→ Your task
Give the listing again exactly, omitting its images.

____________________

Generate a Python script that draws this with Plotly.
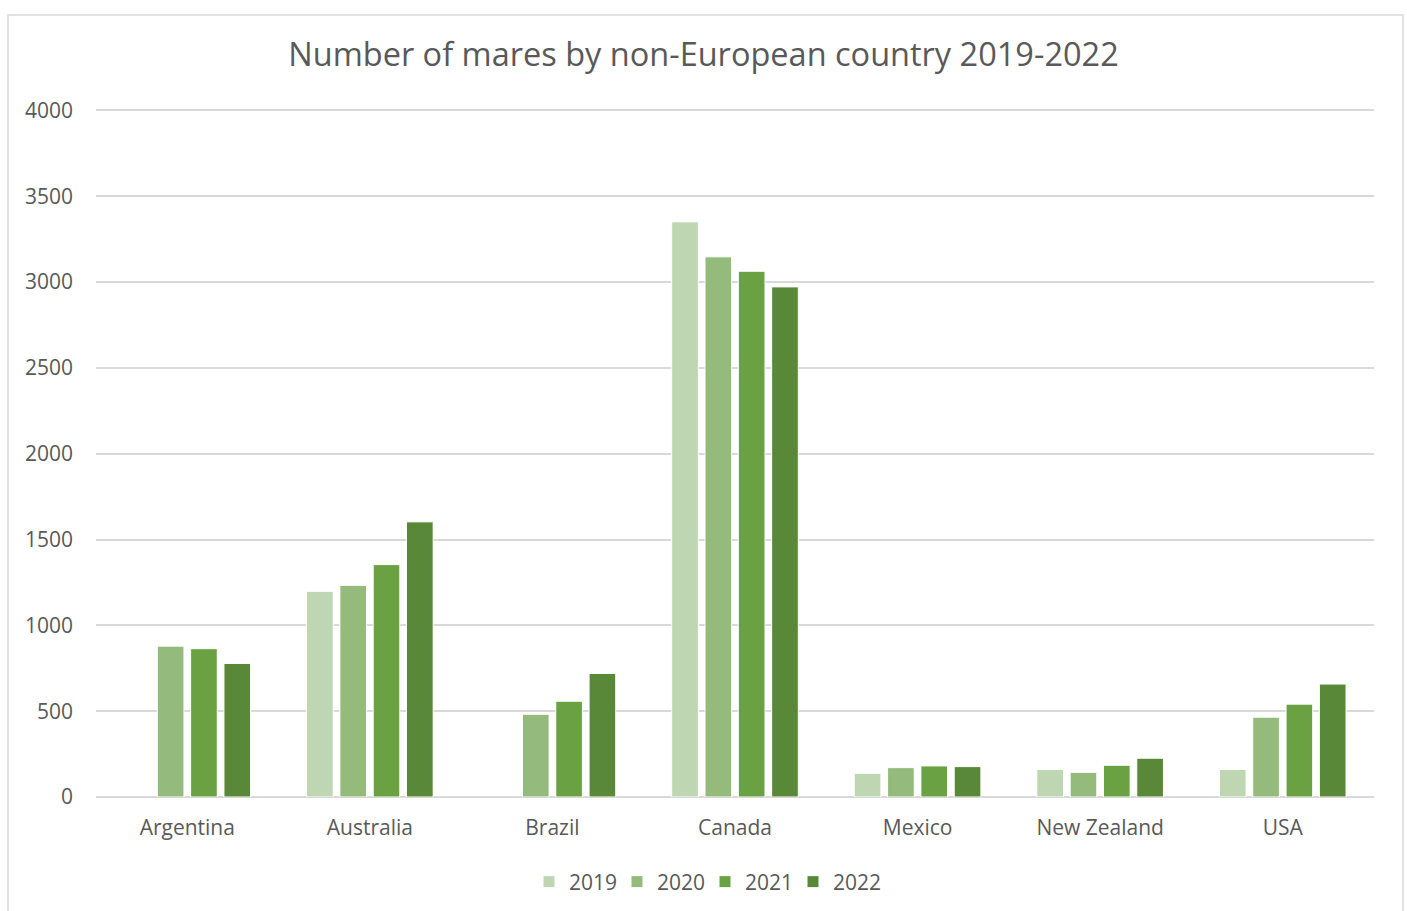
import plotly.graph_objects as go

countries = ["Argentina", "Australia", "Brazil", "Canada", "Mexico", "New Zealand", "USA"]
years = ["2019", "2020", "2021", "2022"]
v2019 = [None, 1198, None, 3351, 138, 160, 160]
v2020 = [879, 1233, 482, 3147, 171, 144, 465]
v2021 = [864, 1354, 558, 3063, 181, 185, 541]
v2022 = [778, 1603, 720, 2972, 177, 226, 658]
series = [v2019, v2020, v2021, v2022]
colors = ["#BED6B1", "#94BB7C", "#6AA243", "#588838"]
y_ticks = [0, 500, 1000, 1500, 2000, 2500, 3000, 3500, 4000]

FONT = "Open Sans"
TXT = "#595959"

fig = go.Figure()
for yr, vals, col in zip(years, series, colors):
    fig.add_trace(go.Bar(
        x=countries, y=vals, name=yr,
        marker=dict(color=col, line=dict(color="white", width=1)),
    ))

PH = 911 - 107 - 114  # plot height in px
fig.update_layout(
    width=1407, height=911,
    paper_bgcolor="white", plot_bgcolor="white",
    margin=dict(l=96, r=33, t=107, b=114, autoexpand=False),
    barmode="group", bargap=0.27, bargroupgap=0.2,
    title=dict(text="Number of mares by non-European country 2019-2022",
               x=0.5, xanchor="center", y=1 - 55 / 911, yanchor="middle",
               font=dict(family=FONT, size=32.5, color=TXT)),
    font=dict(family=FONT, color=TXT),
    legend=dict(orientation="h", x=0.5 - 30 / 1278, xanchor="center",
                yref="container", y=1 - 882 / 911, yanchor="middle",
                font=dict(family=FONT, size=21, color=TXT), itemwidth=30,
                entrywidth=43, entrywidthmode="pixels",
                traceorder="normal"),
    xaxis=dict(showgrid=False, showline=False, ticks="", automargin=False,
               tickfont=dict(family=FONT, size=21, color=TXT),
               ticklabelstandoff=16),
    yaxis=dict(range=[0, 4020], tickvals=y_ticks, showgrid=True, automargin=False,
               gridcolor="#D9D9D9", gridwidth=1.5, zeroline=True,
               zerolinecolor="#D9D9D9", zerolinewidth=1.5, showline=False,
               ticks="", tickfont=dict(family=FONT, size=21, color=TXT),
               ticklabelstandoff=22),
    shapes=[dict(type="rect", xref="paper", yref="paper",
                 x0=(8 - 96) / 1278, x1=(1403 - 96) / 1278,
                 y0=(797 - 930 - 3) / PH, y1=(797 - 12 - 3) / PH,
                 line=dict(color="#D9D9D9", width=1.5), fillcolor="rgba(0,0,0,0)",
                 layer="below")],
)

fig.write_html("out.html", config={"displayModeBar": False},
               post_script="document.body.style.margin='0';")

____________________

→ Reply to the exercise
Generate a Python script that draws this with Plotly.
import plotly.graph_objects as go

countries = ["Argentina", "Australia", "Brazil", "Canada", "Mexico", "New Zealand", "USA"]
years = ["2019", "2020", "2021", "2022"]
v2019 = [None, 1198, None, 3351, 138, 160, 160]
v2020 = [879, 1233, 482, 3147, 171, 144, 465]
v2021 = [864, 1354, 558, 3063, 181, 185, 541]
v2022 = [778, 1603, 720, 2972, 177, 226, 658]
series = [v2019, v2020, v2021, v2022]
colors = ["#BED6B1", "#94BB7C", "#6AA243", "#588838"]
y_ticks = [0, 500, 1000, 1500, 2000, 2500, 3000, 3500, 4000]

FONT = "Open Sans"
TXT = "#595959"

fig = go.Figure()
for yr, vals, col in zip(years, series, colors):
    fig.add_trace(go.Bar(
        x=countries, y=vals, name=yr,
        marker=dict(color=col, line=dict(color="white", width=1)),
    ))

PH = 911 - 107 - 114  # plot height in px
fig.update_layout(
    width=1407, height=911,
    paper_bgcolor="white", plot_bgcolor="white",
    margin=dict(l=96, r=33, t=107, b=114, autoexpand=False),
    barmode="group", bargap=0.27, bargroupgap=0.2,
    title=dict(text="Number of mares by non-European country 2019-2022",
               x=0.5, xanchor="center", y=1 - 55 / 911, yanchor="middle",
               font=dict(family=FONT, size=32.5, color=TXT)),
    font=dict(family=FONT, color=TXT),
    legend=dict(orientation="h", x=0.5 - 30 / 1278, xanchor="center",
                yref="container", y=1 - 882 / 911, yanchor="middle",
                font=dict(family=FONT, size=21, color=TXT), itemwidth=30,
                entrywidth=43, entrywidthmode="pixels",
                traceorder="normal"),
    xaxis=dict(showgrid=False, showline=False, ticks="", automargin=False,
               tickfont=dict(family=FONT, size=21, color=TXT),
               ticklabelstandoff=16),
    yaxis=dict(range=[0, 4020], tickvals=y_ticks, showgrid=True, automargin=False,
               gridcolor="#D9D9D9", gridwidth=1.5, zeroline=True,
               zerolinecolor="#D9D9D9", zerolinewidth=1.5, showline=False,
               ticks="", tickfont=dict(family=FONT, size=21, color=TXT),
               ticklabelstandoff=22),
    shapes=[dict(type="rect", xref="paper", yref="paper",
                 x0=(8 - 96) / 1278, x1=(1403 - 96) / 1278,
                 y0=(797 - 930 - 3) / PH, y1=(797 - 12 - 3) / PH,
                 line=dict(color="#D9D9D9", width=1.5), fillcolor="rgba(0,0,0,0)",
                 layer="below")],
)

fig.write_html("out.html", config={"displayModeBar": False},
               post_script="document.body.style.margin='0';")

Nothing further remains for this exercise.